The Beginning

He soon bought a better .22, a single-shot pistol, shooting it close to the target until he could hit consistently at 15'. Once this was accomplished he gradually moved backward extending the distance to 15 yards. By then he decided he needed a better pistol and bought two heavier .22s with 10" barrels. From that time forward he always purchased his pistols in pairs so he could shoot with both right and left hands simultaneously.

As John Henry grew older, he learned to be more proficient on bull’s-eye targets and added quick draw and rapid fire work to his regular target practice. By now he had gone beyond .22s and reloaded for 15 different cartridges. Being somewhat mechanically inclined he started taking both pistols and revolvers apart to see how they worked and before long he was correcting trigger pulls and smoothing interior parts. He was well on his way to become the man who would soon be known throughout the shooting world as Fitz. From 1918 until 1944 Fitz was the face of Colt, their goodwill ambassador, and expert at tuning Colt revolvers and semiauto pistols.

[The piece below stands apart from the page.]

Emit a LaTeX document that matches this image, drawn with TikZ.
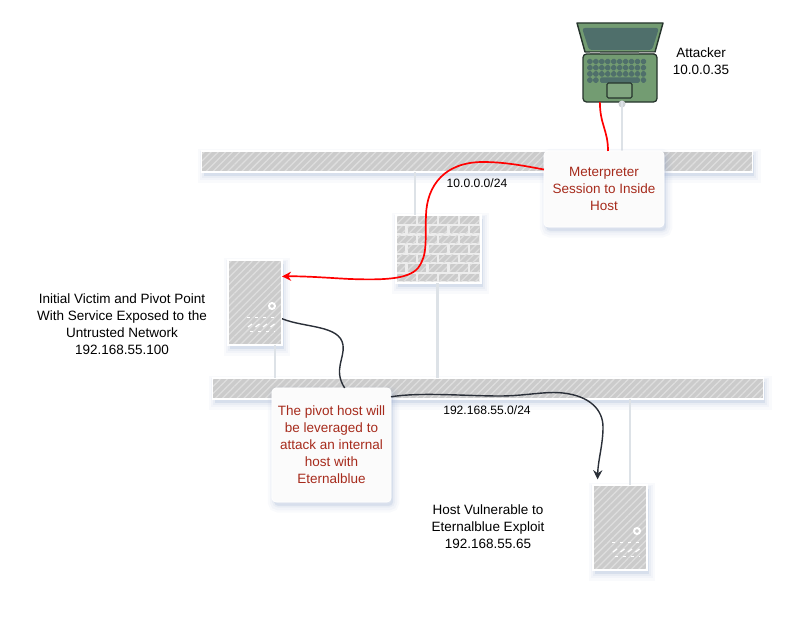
\documentclass[tikz,border=0pt]{standalone}
\usepackage{fontspec}
\setmainfont{Liberation Sans}
\usepackage{xcolor}
\usetikzlibrary{shadows,patterns.meta,arrows.meta}
\definecolor{hatchbase}{HTML}{CBCBCB}
\definecolor{hatchline}{HTML}{DEDEDE}
\definecolor{shadowblue}{HTML}{8FA3C8}
\definecolor{linkgray}{HTML}{DDE2E7}
\definecolor{notered}{HTML}{A62B1C}
\definecolor{flowdark}{HTML}{2A2F38}
\definecolor{laptopgreen}{HTML}{739C72}
\definecolor{laptopdark}{HTML}{25332C}
\definecolor{laptopteal}{HTML}{4F6F6B}

\begin{document}
\begin{tikzpicture}[
    x=0.025cm, y=-0.025cm,
    softshadow/.style={
        general shadow={shadow xshift=1.5pt, shadow yshift=-3pt, draw=shadowblue, fill=shadowblue, line width=9pt, opacity=.05},
        general shadow={shadow xshift=1.5pt, shadow yshift=-3pt, draw=shadowblue, fill=shadowblue, line width=6pt, opacity=.07},
        general shadow={shadow xshift=1.5pt, shadow yshift=-2.5pt, draw=shadowblue, fill=shadowblue, line width=3pt, opacity=.09}},
    hatched/.style={softshadow, fill=hatchbase, inner sep=0pt, outer sep=0pt,
        postaction={pattern={Lines[angle=45,distance=3.6pt,line width=.9pt]}, pattern color=hatchline},
        postaction={draw=white, line width=.8pt}},
    netbar/.style={hatched, minimum width=13.75cm, minimum height=.525cm},
    serverbox/.style={hatched, minimum width=1.35cm, minimum height=2.125cm},
    wallbox/.style={softshadow, fill=black!7, draw=white, line width=.8pt, inner sep=0pt, outer sep=0pt, minimum width=2.125cm, minimum height=1.7cm},
    brick/.style={fill=hatchbase, postaction={pattern={Lines[angle=45,distance=3.6pt,line width=.9pt]}, pattern color=hatchline}},
    callout/.style={softshadow, fill=black!1.5, draw=white, line width=.6pt, rounded corners=3pt, inner sep=0pt, outer sep=0pt, align=center, text=notered,
        font=\fontsize{9.6}{12.1}\selectfont},
    label/.style={align=center, font=\fontsize{9.6}{12.1}\selectfont},
    netlabel/.style={font=\fontsize{8.6}{10}\selectfont},
    link/.style={draw=linkgray, line width=1.5pt},
    redflow/.style={-{Stealth[length=6.5pt,width=6.5pt]}, draw=red, line width=1.2pt},
    darkflow/.style={draw=flowdark, line width=1pt}
]
\useasboundingbox (0,0) rectangle (800,628);

% Network bars
\node[netbar] (topbar) at (477,161.5) {};
\node[netbar] (lowbar) at (488,388.5) {};

% Firewall
\node[wallbox] (firewall) at (438.5,249) {};
\foreach \row in {0,2,4,6} {
    \foreach \col in {0,1,2,3} {
        \fill[brick] (397+21*\col,216.5+9.6*\row) rectangle ++(19,7.4);
    }
}
\foreach \row in {1,3,5} {
    \fill[brick] (397,216.5+9.6*\row) rectangle ++(8,7.4);
    \foreach \col in {0,1,2} {
        \fill[brick] (407.5+21*\col,216.5+9.6*\row) rectangle ++(18.5,7.4);
    }
    \fill[brick] (470,216.5+9.6*\row) rectangle ++(9.5,7.4);
}

% Servers
\node[serverbox] (pivot) at (255,302.5) {};
\node[serverbox] (target) at (620,527.5) {};
\foreach \x/\y in {228/260,593/485} {
    \begin{scope}[shift={(\x,\y)}]
        \draw[white, line width=1.4pt, fill=hatchbase] (44,46) circle (3);
        \draw[white, line width=.9pt, dash pattern=on 2.2pt off 3.4pt] (19,57.5) -- (49,57.5);
        \foreach \i in {0,1,2,3} {
            \draw[white, line width=.9pt] (20+7.5*\i,67) -- ++(4,-3);
        }
        \draw[white, line width=.9pt, dash pattern=on 2.2pt off 3.4pt] (22,71.5) -- (46,71.5);
    \end{scope}
}

% Laptop
\draw[draw=laptopdark, fill=laptopgreen, line width=1pt, line join=round] (577,23) -- (663,23) -- (655,52) -- (585,52) -- cycle;
\fill[laptopteal, rounded corners=2pt] (582,28) -- (659,28) -- (652,50) -- (589,50) -- cycle;
\fill[gray!70] (590,52) rectangle (600,55);
\fill[gray!70] (639,52) rectangle (655,55);
\node[draw=laptopdark, fill=laptopgreen, line width=.9pt, rounded corners=2.5pt, inner sep=0pt, outer sep=0pt,
    minimum width=1.85cm, minimum height=1.2cm] (laptop) at (620,78) {};
\foreach \row in {0,1,2} {
    \foreach \col in {0,...,9} {
        \fill[laptopteal, rounded corners=1.3pt] (587.2+5.95*\col,58.8+6.2*\row) rectangle ++(5.4,5.4);
    }
}
\foreach \col in {0,1,8,9} {
    \fill[laptopteal, rounded corners=1.3pt] (587.2+5.95*\col,77.4) rectangle ++(5.4,5.4);
}
\fill[laptopteal, rounded corners=1pt] (600,77.4) rectangle (639,82.8);
\draw[draw=laptopdark, fill=laptopgreen!90!white, line width=.8pt, rounded corners=1pt] (607,83) rectangle (632,98);

% Links
\fill[linkgray!85!gray] (622,104) circle (3.5);
\coordinate (laptoptap) at (622,101);
\coordinate (toptap) at (622,151);
\draw[link] (laptoptap) -- (toptap);
\draw[link] (firewall.north -| 415,0) -- (topbar.south -| 415,0);
\draw[link] (firewall.south -| 437.5,0) -- (lowbar.north -| 437.5,0);
\draw[link] (pivot.south -| 275,0) -- (lowbar.north -| 275,0);
\draw[link] (target.north -| 630,0) -- (lowbar.south -| 630,0);

% Notes
\node[callout, minimum width=3cm, minimum height=1.9cm] (meterpreter) at (604,189) {Meterpreter\\Session to Inside\\Host};
\node[callout, minimum width=2.975cm, minimum height=2.85cm] (pivotnote) at (331.5,445) {The pivot host will\\be leveraged to\\attack an internal\\host with\\Eternalblue};

% Flows
\draw[draw=red, line width=1.2pt] (laptop.230) .. controls (600,125) and (608,130) .. (meterpreter.84);
\draw[redflow] (meterpreter.162) .. controls (525,166) and (505,162) .. (483,162)
    .. controls (445,162) and (427,185) .. (426,215)
    .. controls (425,240) and (428,255) .. (418,268)
    .. controls (408,280) and (380,280) .. (350,279)
    .. controls (330,278) and (305,276) .. (pivot.44);
\draw[darkflow] (pivot.-31.4) .. controls (305,328) and (340,325) .. (343,345)
    .. controls (345,358) and (333,370) .. (pivotnote.77.6);
\draw[darkflow, shorten >=4pt, -{Stealth[length=6.5pt,width=6.5pt]}] (pivotnote.39.5) .. controls (420,392) and (465,396) .. (500,396)
    .. controls (525,396) and (545,391) .. (563,393)
    .. controls (590,396) and (603,410) .. (603,427)
    .. controls (603,445) and (598,460) .. (target.118.4);

% Labels
\node[label] (attackerlabel) at (701,61.5) {Attacker\\10.0.0.35};
\node[label] (pivotlabel) at (122,324) {Initial Victim and Pivot Point\\With Service Exposed to the\\Untrusted Network\\192.168.55.100};
\node[label] (targetlabel) at (488,527) {Host Vulnerable to\\Eternalblue Exploit\\192.168.55.65};
\node[netlabel] (toplabel) at (477,183) {10.0.0.0/24};
\node[netlabel] (lowlabel) at (487,410) {192.168.55.0/24};

\end{tikzpicture}
\end{document}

There are many classic books from the 1930s, however Fitz came first. His monumental work Shooting, was published in 1930. Fitz’s book is certainly dated, being over 80 years old, as are the others too. However, guns and cartridges may change, but basics remain the same. When reading through Fitz’s book, especially the sections concerning quick draw, self-defense, and police techniques I thought I saw a lot of Clint Smith and Mas Ayoob in those old pages. Perhaps I have it backwards and instead see a lot of Fitz in their writings.